NEW YORK (Reuters) - Wall Street stocks and the dollar fell on Wednesday as the Federal Reserve held U.S. interest rates unchanged, as expected, and said it was closely monitoring global economic and financial developments.
The Fed’s more cautious outlook reduced the likelihood it would raise rates by a quarter-point four times this year, which hurt the greenback, but its latest assessment on the economy did not wipe out the chances of a possible rate increase in March, which disappointed some stock investors.
“The Fed did the right thing by not making any significant changes, if they did come out and sound overly dovish I think that would effectively shut the door on a March hike,” said Tom Porcelli, chief economist at RBC Capital Markets in New York.

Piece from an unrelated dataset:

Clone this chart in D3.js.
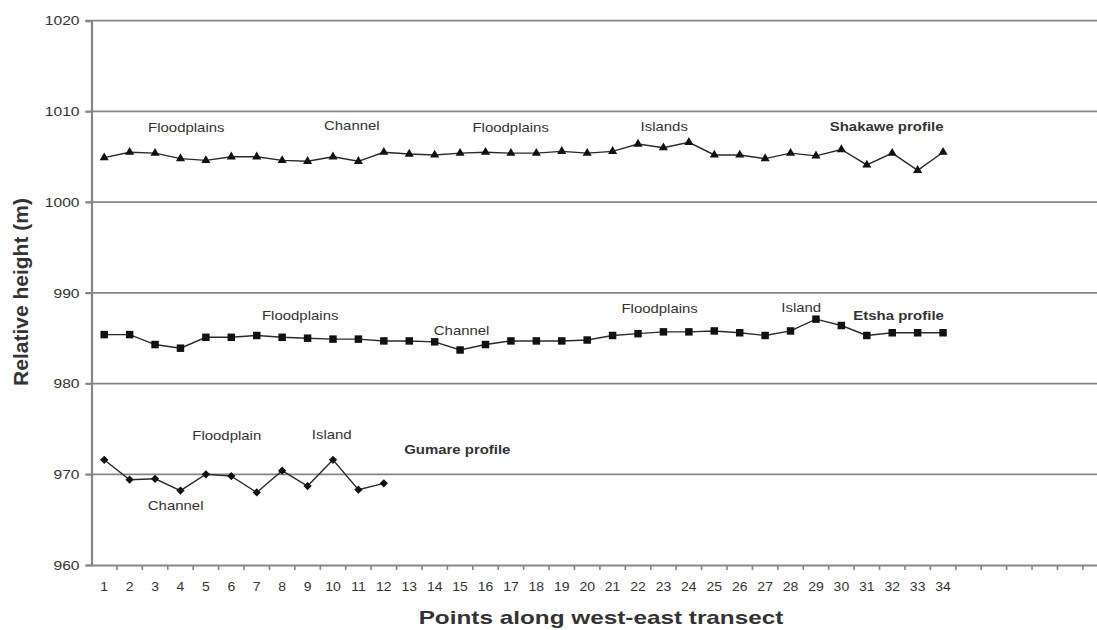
<!DOCTYPE html>
<html>
<head>
<meta charset="utf-8">
<script src="https://cdn.jsdelivr.net/npm/d3@7"></script>
<style>
  html, body { margin: 0; padding: 0; background: #fff; }
  svg { display: block; }
  text { font-family: "Liberation Sans", Arial, sans-serif; fill: #333; }
</style>
</head>
<body>
<svg id="chart" width="1097" height="630"></svg>
<script>
// ---- data ----
const categories = [1,2,3,4,5,6,7,8,9,10,11,12,13,14,15,16,17,18,19,20,21,22,23,24,25,26,27,28,29,30,31,32,33,34,35,36,37,38,39,40];
const tickLabels = ["1","2","3","4","5","6","7","8","9","10","11","12","13","14","15","16","17","18","19","20","21","22","23","24","25","26","27","28","29","30","31","32","33","34","","","","","",""];
const yTicks = [960, 970, 980, 990, 1000, 1010, 1020];

const shakawe = [1004.9,1005.5,1005.4,1004.8,1004.6,1005.0,1005.0,1004.6,1004.5,1005.0,1004.5,1005.5,1005.3,1005.2,1005.4,
                 1005.5,1005.4,1005.4,1005.6,1005.4,1005.6,1006.4,1006.0,1006.6,1005.2,1005.2,1004.8,1005.4,1005.1,1005.8,
                 1004.1,1005.4,1003.5,1005.5];
const etsha = [985.4,985.4,984.3,983.9,985.1,985.1,985.3,985.1,985.0,984.9,984.9,984.7,984.7,984.6,983.7,
               984.3,984.7,984.7,984.7,984.8,985.3,985.5,985.7,985.7,985.8,985.6,985.3,985.8,987.1,986.4,
               985.3,985.6,985.6,985.6];
const gumare = [971.6,969.4,969.5,968.2,970.0,969.8,968.0,970.4,968.7,971.6,968.3,969.0];

// annotations: text, category position, height value, bold
const annText = ["Floodplains","Channel","Floodplains","Islands","Shakawe profile",
                 "Floodplains","Channel","Floodplains","Island","Etsha profile",
                 "Floodplain","Island","Gumare profile","Channel"];
const annCat  = [4.23,10.74,16.99,23.03,31.78, 8.71,15.06,22.85,28.42,32.25, 5.82,9.95,14.89,3.81];
const annVal  = [1007.78,1007.94,1007.78,1007.83,1007.83, 987.06,985.30,987.77,987.88,987.0, 973.83,973.89,972.23,966.06];
const annBold = [false,false,false,false,true, false,false,false,false,true, false,false,true,false];

// ---- layout ----
const svg = d3.select("#chart");
const mLeft = 91.5, mTop = 20.7, mBottom = 565, step = 25.42;
const x = d3.scaleBand().domain(categories).range([mLeft, mLeft + step * categories.length]).padding(0);
const xc = d => x(d) + x.bandwidth() / 2;
const xf = c => mLeft + (c - 0.5) * step; // fractional category position
const y = d3.scaleLinear().domain([960, 1020]).range([mBottom, mTop]);

const gridColor = "#858585";

// gridlines
svg.append("g").selectAll("line").data(yTicks.filter(v => v > 960)).join("line")
  .attr("x1", mLeft - 6).attr("x2", 1097)
  .attr("y1", d => y(d)).attr("y2", d => y(d))
  .attr("stroke", gridColor).attr("stroke-width", 1.7);

// y axis
const yAxis = d3.axisLeft(y).tickValues(yTicks).tickSize(6).tickPadding(6).tickFormat(d3.format("d"));
const gy = svg.append("g").attr("transform", `translate(${mLeft},0)`).call(yAxis);
gy.select(".domain").attr("stroke", gridColor).attr("stroke-width", 2.2);
gy.selectAll(".tick line").attr("stroke", gridColor).attr("stroke-width", 1.7);
gy.selectAll(".tick text").each(function() {
  const t = d3.select(this);
  const xx = +t.attr("x");
  t.attr("x", 0).attr("dy", "0.34em")
   .attr("transform", `translate(${xx},0) scale(1.25,1)`)
   .style("font-size", "12.5px").style("font-family", '"Liberation Sans", Arial, sans-serif').attr("fill", "#444");
});

// x axis
const xAxis = d3.axisBottom(x).tickSize(0).tickFormat((d, i) => tickLabels[i]);
const gx = svg.append("g").attr("transform", `translate(0,${mBottom})`).call(xAxis);
gx.select(".domain").attr("stroke", gridColor).attr("stroke-width", 2.2);
gx.selectAll(".tick text").attr("y", 0).attr("dy", 0)
  .attr("transform", "translate(0,26) scale(1.12,1)")
  .style("font-size", "12.5px").style("font-family", '"Liberation Sans", Arial, sans-serif').attr("fill", "#444");
// boundary ticks
svg.append("g").selectAll("line").data(categories).join("line")
  .attr("x1", d => x(d) + step).attr("x2", d => x(d) + step)
  .attr("y1", mBottom).attr("y2", mBottom + 5)
  .attr("stroke", gridColor).attr("stroke-width", 1.6);

// lines
const line = d3.line().x((d, i) => xc(categories[i])).y(d => y(d));
const lineColor = "#2a2a2a";
[shakawe, etsha, gumare].forEach(s => {
  svg.append("path").datum(s).attr("d", line)
    .attr("fill", "none").attr("stroke", lineColor).attr("stroke-width", 1.4);
});

// markers
svg.append("g").selectAll("path").data(shakawe).join("path")
  .attr("d", d3.symbol(d3.symbolTriangle, 36)())
  .attr("transform", (d, i) => `translate(${xc(categories[i])},${y(d)})`)
  .attr("fill", "#111");
svg.append("g").selectAll("path").data(etsha).join("path")
  .attr("d", d3.symbol(d3.symbolSquare, 56)())
  .attr("transform", (d, i) => `translate(${xc(categories[i])},${y(d)})`)
  .attr("fill", "#111");
svg.append("g").selectAll("path").data(gumare).join("path")
  .attr("d", d3.symbol(d3.symbolSquare, 34)())
  .attr("transform", (d, i) => `translate(${xc(categories[i])},${y(d)}) rotate(45)`)
  .attr("fill", "#111");

// annotations
svg.append("g").selectAll("text").data(annText).join("text")
  .attr("text-anchor", "middle")
  .attr("transform", (d, i) => `translate(${xf(annCat[i])},${y(annVal[i])}) scale(1.15,1)`)
  .style("font-size", "13px")
  .style("font-weight", (d, i) => annBold[i] ? "bold" : "normal")
  .attr("fill", (d, i) => annBold[i] ? "#333" : "#444")
  .text(d => d);

// axis titles
svg.append("text").attr("text-anchor", "middle")
  .attr("transform", "translate(601,624) scale(1.28,1)")
  .style("font-size", "19px").style("font-weight", "bold").attr("fill", "#333")
  .text("Points along west-east transect");
svg.append("text").attr("text-anchor", "middle")
  .attr("transform", "translate(28,292) rotate(-90)")
  .style("font-size", "21px").style("font-weight", "bold").attr("fill", "#333")
  .text("Relative height (m)");
</script>
</body>
</html>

The Fed’s acknowledgement of risks to the domestic economy, with oil prices hitting 12-year lows and jitters about Chinese growth, revived some safe-haven bids for gold and U.S. Treasury debt prices.
Oil futures clung to earlier gains, brushing off the Fed’s more cautious outlook since its December policy meeting when the central bank raised rates for the first time in nearly a decade.
“The committee is closely monitoring global economic and financial developments and is assessing their implications for the labor market and inflation,” the Federal Open Market Committee, the Fed’s policy-setting group said in a statement.
New Zealand’s central bank also decided to leave local interest rates unchanged but said more easing may be required due to low inflation.
Analysts and investors said the statement signaled U.S. policymakers have scaled back their view on the chances of a rate hike at its next meeting in March.
U.S. interest rates futures implied traders see a 29 percent chance the Fed will raise rates at its next policy meeting in March, down from 31 percent late on Tuesday, according to CME Group’s FedWatch program.
Prior to the FOMC statement, U.S. stock prices were buoyed by a rebound in crude prices following data showing a jump in weekly demand for oil products and news Russia was discussing a possible output pact with OPEC.
Brent oil settled up $1.30 or 4.09 percent at $33.10 a barrel, while U.S. crude futures ended up 85 cents or 2.70 percent at $32.30 a barrel.
The Dow Jones industrial average fell 222.77 points, or 1.38 percent, to 15,944.46, the S&P 500 declined 20.68 points, or 1.09 percent, to 1,882.95 and the Nasdaq Composite shed 99.51 points, or 2.18 percent, to 4,468.17.
Apple and Boeing’s disappointing forecasts also helped drag U.S. stock indexes lower.
Earlier on Wednesday, the pan-European FTSEurofirst 300 index rose 0.4 percent at 1,340.76. Chinese shares ended stronger, and Tokyo’s Nikkei finished 2.7 percent higher.
The dollar index, which gauges the greenback against six currencies, was down 0.4 percent at 98.97.
The New Zealand dollar fell 1 percent against the greenback at $0.6431 following the Reserve Bank of New Zealand’s policy statement.
In the bond market, benchmark 10-year Treasury note yields fell to 2.00 percent from 2.05 percent before the statement, ending little changed on the day.
Traditional safe-haven gold rose for a third straight day to its highest level since early November, last up 0.46 percent at $1,125.37 an ounce.